Moi, je me souviens du spectacle qu’on a joué en Charente-Maritime pour l’université d’été du NPS, le nouveau parti socialiste (c’était le nom du courant “de gauche” du Parti socialiste à l’époque). C’était en 2003, l’année de la grande grève des intermittents et du blocage du Festival d’Avignon, et voilà le NPS qui nous a dit : “Nous, on veut réfléchir avec vous sur la place de la culture dans notre société”. Bon, on est en plein été, ils nous demandent ça au dernier moment, on déjà tous prévu nos vacances, mais on se dit : quand même, cette demande de politiques, c’est trop rare, et puis ce contexte est si grave… alors, il faut qu’on accepte… même si c’est bénévole ! Alors on change tous nos projets de vacances pour se retrouver dans le Cantal une semaine pour créer et répéter un spectacle. Et pendant qu’on est à répéter, on se dit : “Au fait, ce serait bien de savoir combien de spectateurs on va avoir”. Donc Fabienne appelle la commanditaire, qui lui répond : “Oh, sans doute pas grand monde… ce sera au même moment que le tournoi de foot interne à l’université d’été… et y en a beaucoup qui choisiront le foot quand même !” Bon Fabienne revient, nous explique tout ça, et là, je vous laisse imaginer nos tronches. Grand moment d’abattement. Et puis on commence à se prendre la tête : on laisse tout tomber ? on pique un bon coup de gueule ? Finalement, on trouve une belle idée pour se sortir de la merde : “Oui, on va y aller, mais la première scène de notre spectacle, elle racontera l’histoire de cette commande et de comment ça s’est passé avec eux”. Voilà, c’est ce qu’on a fait, et je me suis dit que faire forum sur cette histoire avec eux, c’était vraiment la meilleure façon de débattre de la place de la culture dans la société… y compris chez eux !

Celia

« Celia, je peux te poser une question ? Parce que je me demandais : pourquoi ça vous prend autant de temps, à Fabienne, Jean-Paul et toi, pour écrire un spectacle ? Qu’est-ce que vous faites pendant tout ce temps ? Parce que je veux dire, ce que vous écrivez, c’est ce qu’on a raconté… Si je prends mon histoire, vous avez juste recopié ce que j’avais raconté ! Non ? »
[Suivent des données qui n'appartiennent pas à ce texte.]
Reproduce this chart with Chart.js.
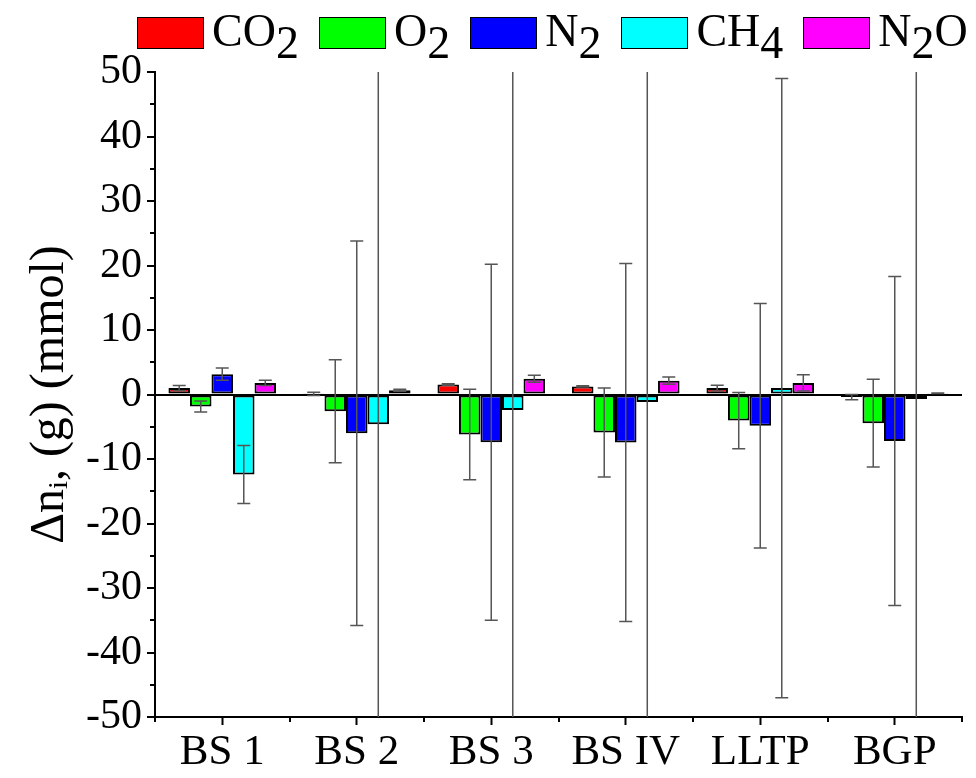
<!DOCTYPE html>
<html>
<head>
<meta charset="utf-8">
<script src="https://cdn.jsdelivr.net/npm/chart.js@4.4.0/dist/chart.umd.min.js"></script>
<style>
html,body{margin:0;padding:0;background:#fff;}
#wrap{position:relative;width:976px;height:778px;}
#legend{position:absolute;left:137px;top:8px;display:flex;align-items:flex-start;font-family:"Liberation Serif","Times New Roman",serif;font-size:46px;color:#000;line-height:1;white-space:nowrap;}
.item{display:flex;align-items:flex-start;margin-right:20px;}
.box{width:65px;height:30px;border:1.5px solid #000;margin-top:9px;margin-right:8px;}
.sub{position:relative;top:0.25em;}
</style>
</head>
<body>
<div id="wrap">
<canvas id="c" width="976" height="778"></canvas>
<div id="legend"></div>
</div>
<script>
// ---- data ----
const categories = ["BS 1", "BS 2", "BS 3", "BS IV", "LLTP", "BGP"];
const seriesNames = ["CO2", "O2", "N2", "CH4", "N2O"];

const co2    = [1.0, 0.1, 1.55, 1.25, 1.0, -0.4];
const co2Err = [0.4, 0.25, 0.1, 0.1, 0.45, 0.4];
const o2     = [-1.85, -2.6, -6.2, -5.9, -4.05, -4.45];
const o2Err  = [0.85, 8.0, 7.0, 6.9, 4.35, 6.8];
const n2     = [3.15, -6.0, -7.4, -7.45, -4.85, -7.2];
const n2Err  = [0.95, 29.8, 27.6, 27.75, 18.95, 25.5];
const ch4    = [-12.4, -4.6, -2.4, -1.15, 1.0, -0.7];
const ch4Err = [4.5, 75, 70, 72, 48.0, 68];
const n2o    = [1.8, 0.65, 2.45, 2.15, 1.8, 0.2];
const n2oErr = [0.4, 0.15, 0.55, 0.55, 1.25, 0.05];

const yMin = -50, yMax = 50, yStep = 10, yMinorStep = 5;
const yTitle = "Δnᵢ, (g) (mmol)";

// ---- styles ----
const colors = ["#ff0000", "#00ff00", "#0000ff", "#00ffff", "#ff00ff"];
const FONT = '"Liberation Serif", "Times New Roman", serif';

const values = [co2, o2, n2, ch4, n2o];
const errors = [co2Err, o2Err, n2Err, ch4Err, n2oErr];

const datasets = seriesNames.map((name, i) => ({
  label: name,
  data: values[i],
  errors: errors[i],
  backgroundColor: colors[i],
  borderColor: "#000",
  borderWidth: 2,
  borderSkipped: false,
  categoryPercentage: 0.8,
  barPercentage: 1.0
}));

const errorBarPlugin = {
  id: "errorBars",
  afterDatasetsDraw(chart) {
    const ctx = chart.ctx, y = chart.scales.y, a = chart.chartArea;
    ctx.save();
    ctx.beginPath();
    ctx.rect(a.left, a.top - 1, a.right - a.left, a.bottom - a.top + 2);
    ctx.clip();
    ctx.strokeStyle = "#555";
    ctx.lineWidth = 1.5;
    chart.data.datasets.forEach((ds, i) => {
      const meta = chart.getDatasetMeta(i);
      meta.data.forEach((bar, j) => {
        const v = ds.data[j], e = ds.errors[j];
        const yt = y.getPixelForValue(v + e);
        const yb = y.getPixelForValue(v - e);
        const x = bar.x;
        ctx.beginPath();
        ctx.moveTo(x, Math.max(yt, a.top));
        ctx.lineTo(x, Math.min(yb, a.bottom));
        if (yt >= a.top) { ctx.moveTo(x - 6.5, yt); ctx.lineTo(x + 6.5, yt); }
        if (yb <= a.bottom) { ctx.moveTo(x - 6.5, yb); ctx.lineTo(x + 6.5, yb); }
        ctx.stroke();
      });
    });
    ctx.restore();
  }
};

const minorTickPlugin = {
  id: "minorTicks",
  afterDraw(chart) {
    const ctx = chart.ctx, y = chart.scales.y, x = chart.scales.x, a = chart.chartArea;
    ctx.save();
    ctx.strokeStyle = "#000";
    ctx.lineWidth = 2;
    ctx.beginPath();
    for (let v = yMin + yMinorStep; v < yMax; v += yStep) {
      const py = Math.round(y.getPixelForValue(v));
      ctx.moveTo(a.left - 5, py);
      ctx.lineTo(a.left, py);
    }
    const p0 = x.getPixelForTick(0), p1 = x.getPixelForTick(1);
    const w = p1 - p0;
    for (let k = 0; k <= categories.length; k++) {
      const px = Math.round(p0 - w / 2 + k * w);
      ctx.moveTo(px, a.bottom);
      ctx.lineTo(px, a.bottom + 5);
    }
    ctx.stroke();
    ctx.restore();
  }
};

const chart = new Chart(document.getElementById("c"), {
  type: "bar",
  data: { labels: categories, datasets },
  options: {
    responsive: false,
    animation: false,
    layout: { padding: { top: 72, right: 14, left: 0, bottom: 0 } },
    plugins: { legend: { display: false }, tooltip: { enabled: false } },
    scales: {
      x: {
        offset: true,
        grid: { display: true, drawOnChartArea: false, drawTicks: true, tickLength: 8, tickColor: "#000", tickWidth: 2, offset: false },
        border: { display: true, color: "#000", width: 2 },
        ticks: { color: "#000", font: { family: FONT, size: 43 }, padding: 2, maxRotation: 0, autoSkip: false },
        afterFit(s) { s.height = 61; }
      },
      y: {
        min: yMin, max: yMax,
        grid: {
          display: true, drawOnChartArea: true, drawTicks: true, tickLength: 8, tickWidth: 2, tickColor: "#000",
          color: c => (c.tick && c.tick.value === 0) ? "#000" : "rgba(0,0,0,0)",
          lineWidth: c => (c.tick && c.tick.value === 0) ? 2 : 0
        },
        border: { display: true, color: "#000", width: 2 },
        ticks: { stepSize: yStep, color: "#000", font: { family: FONT, size: 42 }, padding: 5 },
        title: { display: true, text: yTitle, color: "#000", font: { family: FONT, size: 48 }, padding: { top: 22, bottom: 0 } },
        afterFit(s) { s.width = 155; }
      }
    }
  },
  plugins: [errorBarPlugin, minorTickPlugin]
});

// HTML legend built from the chart's datasets (subscripted digits)
const legend = document.getElementById("legend");
chart.data.datasets.forEach(ds => {
  const item = document.createElement("div");
  item.className = "item";
  const box = document.createElement("div");
  box.className = "box";
  box.style.background = ds.backgroundColor;
  const txt = document.createElement("div");
  txt.innerHTML = ds.label.replace(/(\d)/g, '<span class="sub">$1</span>');
  item.appendChild(box);
  item.appendChild(txt);
  legend.appendChild(item);
});
</script>
</body>
</html>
On en avait mis du temps à trouver comment raconter son histoire, à Patrick, ce travail aux horaires terribles qui l’a progressivement conduit à la rue : en faire une scène de forum ? en faire un récit ? mais sous quel angle ? comment raconter des années en l’espace de quelques secondes ? On avait essayé, hésité, réessayé, jusqu’à imaginer cet homme seul face au souvenir de ses enfants, petits fantômes marionnettiques jouant au foot à l’autre bout de la scène. On avait écrit et réécrit, rêvé avec Perrine, aussi, à qui ces deux marionnettes d’enfants posaient plus de problèmes que les autres du spectacle. Finalement, le texte était là… Pourquoi tout ce temps ? Je crois que c’est le plus beau compliment qu’on aurait pu nous faire. 

Cathy

“Nous n’abandonnerons jamais l’espoir”. C’est une phrase qui donne du courage, je trouve. D’où vient-elle ? Hannah Arendt choisit de porter en épigraphe de son livre Les origines du totalitarisme une phrase d’un ouvrage de Karl Jaspers : « Ne s’en remettre ni au passé, ni à l’avenir. Il importe d’être pleinement présent« . Car, dit-elle : “Cette phrase m’a touchée au cœur, et je puis donc la retenir”. La réponse de Karl Jaspers viendra dans la correspondance quelques années plus tard : “Il convient peut-être de compléter par ceci : nous ne renoncerons jamais à l’espoir”. C’est une phrase importante, pour lui, pour Hannah Arendt, et pour nous aussi : “Nous ne renoncerons jamais à l’espoir« , ni ne l’abandonnerons ! Nous n’abandonnerons jamais l’espoir. Ainsi vint le nom de NAJE.

Détermination et courage. C’est fort quand même que ce soit cette phrase qui ait été choisie à l’origine, car elle dit ce qu’est cette compagnie : ce courage de faire du Théâtre DE l’Opprimé, de continuer tous les jours et d’être dans le concret, sans dévier d’un millimètre en vingt années. Ce courage des gens à porter leur propre histoire sur la place publique. “On sait très bien ce qu’on fait”, disait Boal.